We had a new generation of horror viewers who couldn’t cope with the idea that sometimes bad things just happen and there isn’t a reason. They had the Internet to now explain everything to them. Every tiny detail, every useless factoid and trivia note was at their disposal. They needed answers to everything because their brains didn’t know how to extrapolate or even imagine. They couldn’t suspend disbelief because they were never allowed to.

Back to Blum

Here we are again. Jamie Lee and Michael are coming back for one more round. She’s pushing 60, so unless they plan on a senior care home series, it’s time to wind this up.

Whether they erase all of the films except the first, keep Part II and ignore H20, it is a clear sign that this series is not the string of classics so many like to think.
Studios are ranting against Rotten Tomatoes but missing the simple answer: just make good stuff.

You see, if you just didn’t make lousy sequels for a quick buck, you wouldn’t have to spend a ton more to go back and erase your mistakes.
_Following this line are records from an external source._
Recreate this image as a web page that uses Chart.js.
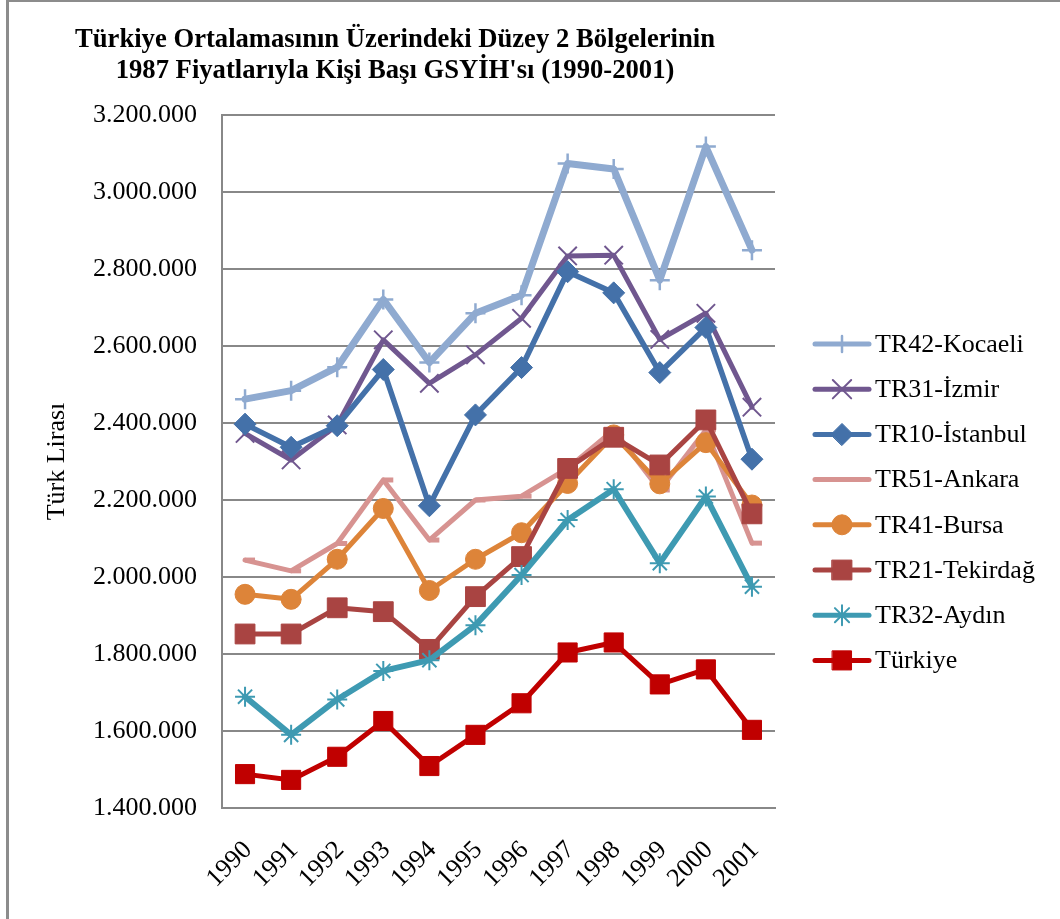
<!DOCTYPE html>
<html><head><meta charset="utf-8">
<style>html,body{margin:0;padding:0;background:#fff;}canvas{display:block;}</style>
<script src="https://cdn.jsdelivr.net/npm/chart.js"></script>
</head><body>
<canvas id="c" width="1060" height="919"></canvas>
<script>
const years = ['1990','1991','1992','1993','1994','1995','1996','1997','1998','1999','2000','2001'];
const titleLines = ['Türkiye Ortalamasının Üzerindeki Düzey 2 Bölgelerinin', "1987 Fiyatlarıyla Kişi Başı GSYİH'sı (1990-2001)"];
const yAxisTitle = 'Türk Lirası';
const seriesNames = ['TR42-Kocaeli','TR31-İzmir','TR10-İstanbul','TR51-Ankara','TR41-Bursa','TR21-Tekirdağ','TR32-Aydın','Türkiye'];
const kocaeli  = [2462000,2484000,2545000,2721000,2557000,2685000,2732000,3074000,3060000,2771000,3118000,2849000];
const izmir    = [2373000,2304000,2395000,2616000,2503000,2577000,2672000,2834000,2836000,2617000,2685000,2441000];
const istanbul = [2397000,2337000,2393000,2539000,2185000,2421000,2544000,2793000,2738000,2531000,2648000,2306000];
const ankara   = [2044000,2016000,2087000,2252000,2096000,2200000,2210000,2282000,2382000,2226000,2382000,2088000];
const bursa    = [1955000,1942000,2046000,2178000,1965000,2046000,2115000,2243000,2369000,2242000,2349000,2187000];
const tekirdag = [1852000,1852000,1920000,1910000,1812000,1949000,2053000,2282000,2363000,2291000,2408000,2164000];
const aydin    = [1689000,1590000,1682000,1756000,1784000,1875000,2005000,2148000,2228000,2036000,2209000,1975000];
const turkiye  = [1488000,1473000,1533000,1626000,1509000,1590000,1672000,1804000,1830000,1721000,1760000,1603000];
const yMin = 1400000, yMax = 3200000, yStep = 200000;

const seriesData = [kocaeli, izmir, istanbul, ankara, bursa, tekirdag, aydin, turkiye];
const styles = [
  {color:'#8FAAD0', width:7, point:'cross', r:10, pw:2.5},
  {color:'#70578F', width:5, point:'crossRot', r:13, pw:2},
  {color:'#4471A9', width:5.5, point:'rectRot', r:11, pw:1},
  {color:'#D79391', width:5, point:'dash', r:10, pw:5},
  {color:'#DD8439', width:5, point:'circle', r:10, pw:1},
  {color:'#A94442', width:5, point:'rect', r:14, pw:1},
  {color:'#3E9AB2', width:6, point:'star', r:10, pw:2},
  {color:'#C00000', width:5, point:'rect', r:13.5, pw:1}
];
const SERIF = '"Liberation Serif","Times New Roman",serif';

const datasets = seriesData.map((d,i)=>({
  label: seriesNames[i],
  data: d,
  borderColor: styles[i].color,
  backgroundColor: styles[i].color,
  borderWidth: styles[i].width,
  pointStyle: styles[i].point,
  pointRadius: styles[i].r,
  pointBorderWidth: styles[i].pw,
  pointBackgroundColor: styles[i].color,
  pointBorderColor: styles[i].color,
  borderJoinStyle: 'round',
  borderCapStyle: 'round',
  tension: 0,
  order: seriesData.length - i
}));

const fmt = v => String(v).replace(/\B(?=(\d{3})+(?!\d))/g, '.');

const deco = {
  id: 'deco',
  beforeDraw(chart){
    const ctx = chart.ctx;
    ctx.save();
    ctx.fillStyle = '#fff';
    ctx.fillRect(0,0,chart.width,chart.height);
    ctx.fillStyle = '#8c8c8c';
    ctx.fillRect(6,0,3,chart.height);
    ctx.fillRect(6,0,chart.width-6,2);
    ctx.restore();
  },
  afterDraw(chart){
    const ctx = chart.ctx;
    ctx.save();
    ctx.fillStyle = '#000';
    ctx.font = 'bold 28px ' + SERIF;
    ctx.textAlign = 'center';
    ctx.textBaseline = 'alphabetic';
    const w1 = ctx.measureText(titleLines[0]).width;
    const sx = 640 / w1;
    [47, 78].forEach((y, k) => {
      ctx.save();
      ctx.translate(395, y);
      ctx.scale(sx, 1);
      ctx.fillText(titleLines[k], 0, 0);
      ctx.restore();
    });
    ctx.font = '26px ' + SERIF;
    ctx.textAlign = 'left';
    ctx.textBaseline = 'middle';
    chart.data.datasets.forEach((ds, i) => {
      const y = 344 + i * 45.2;
      ctx.strokeStyle = ds.borderColor;
      ctx.lineWidth = 5;
      ctx.lineCap = 'round';
      ctx.beginPath();
      ctx.moveTo(815, y);
      ctx.lineTo(869, y);
      ctx.stroke();
      if (ds.pointStyle !== 'dash') {
        ctx.fillStyle = ds.pointBackgroundColor;
        ctx.strokeStyle = ds.pointBorderColor;
        ctx.lineWidth = ds.pointBorderWidth;
        const r = ds.pointStyle === 'cross' ? 8 : ds.pointRadius;
        Chart.helpers.drawPoint(ctx, {pointStyle: ds.pointStyle, radius: r, borderWidth: ds.pointBorderWidth, rotation: 0}, 842, y);
      }
      ctx.fillStyle = '#000';
      ctx.fillText(ds.label, 875, y + 1);
    });
    ctx.restore();
  }
};

new Chart(document.getElementById('c'), {
  type: 'line',
  data: { labels: years, datasets },
  plugins: [deco],
  options: {
    responsive: false,
    animation: false,
    devicePixelRatio: 1,
    layout: { padding: { left: 8, top: 115, right: 285, bottom: 0 } },
    plugins: { legend: { display: false }, title: { display: false }, tooltip: { enabled: false } },
    scales: {
      x: {
        offset: true,
        grid: { display: false, drawTicks: false },
        border: { display: true, color: '#888', width: 2 },
        ticks: {
          autoSkip: false, maxRotation: 45, minRotation: 45,
          color: '#000', font: { family: SERIF, size: 26 },
          padding: 27, labelOffset: 3
        },
        afterFit(scale){ scale.height = 111; }
      },
      y: {
        min: yMin, max: yMax,
        grid: { color: '#888', lineWidth: 2, drawTicks: false },
        border: { display: true, color: '#888', width: 2 },
        ticks: {
          stepSize: yStep, color: '#000', padding: 25,
          font: { family: SERIF, size: 26 },
          callback: v => fmt(v)
        },
        title: {
          display: true, text: yAxisTitle, color: '#000',
          font: { family: SERIF, size: 26 },
          padding: { top: 34, bottom: 0 }
        },
        afterFit(scale){ scale.width = 214; }
      }
    }
  }
});
</script>
</body></html>
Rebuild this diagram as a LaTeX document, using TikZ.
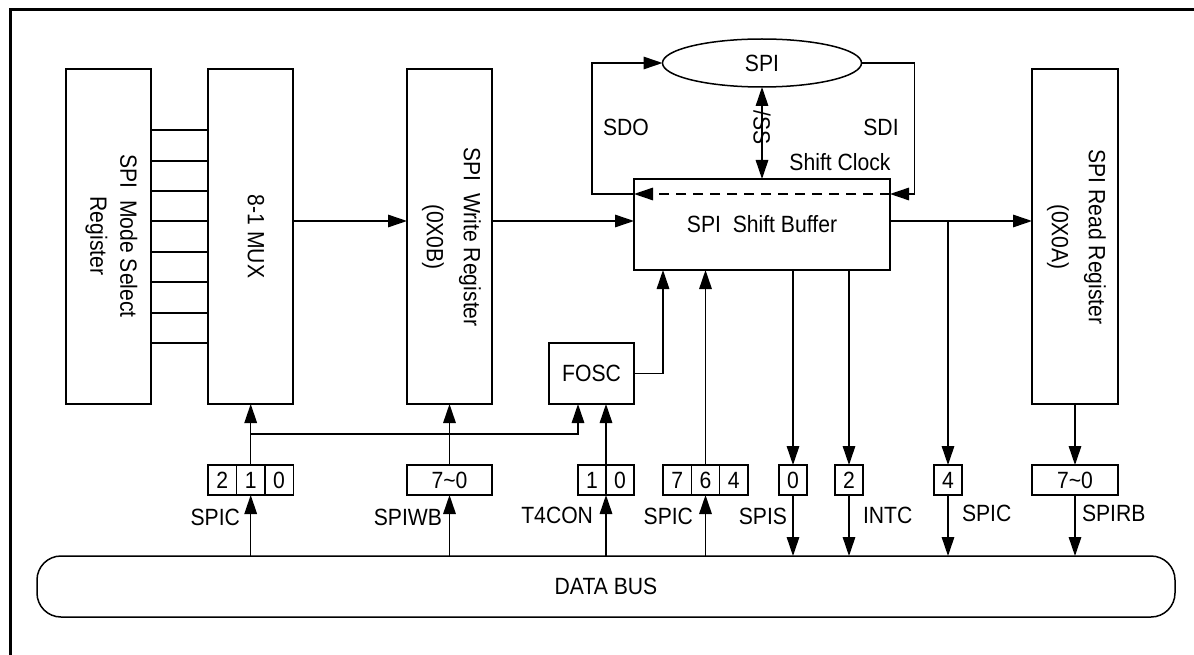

Studios have already fatigued audiences with remakes and reboots of films that didn’t need them. Now they antagonize further by going back to erase canon. They confuse. They piss off and they show that no matter how badly they treat their patrons, people will still fork over money.
I once said a better strategy to remaking good films is to go back and remake the bad ones. Fix the entries that did a disservice to the series.
Maybe that’s what Blumhouse is doing here? Halloween couldn’t end on those remakes let alone the terrible “Tyra Banks” Halloween. However, let’s say this new film is a hit (my bets are it will be) what comes next? Where does it go from there? Or is this the Viking funeral the series needs?
No matter what, get it right. Stop making deliberately shitty films (That’s right Universal, I’m looking at you with this franchise and Jaws The Revenge).
Do it right the first time and you won’t have to do it again. Just like good teachers and parents teach us.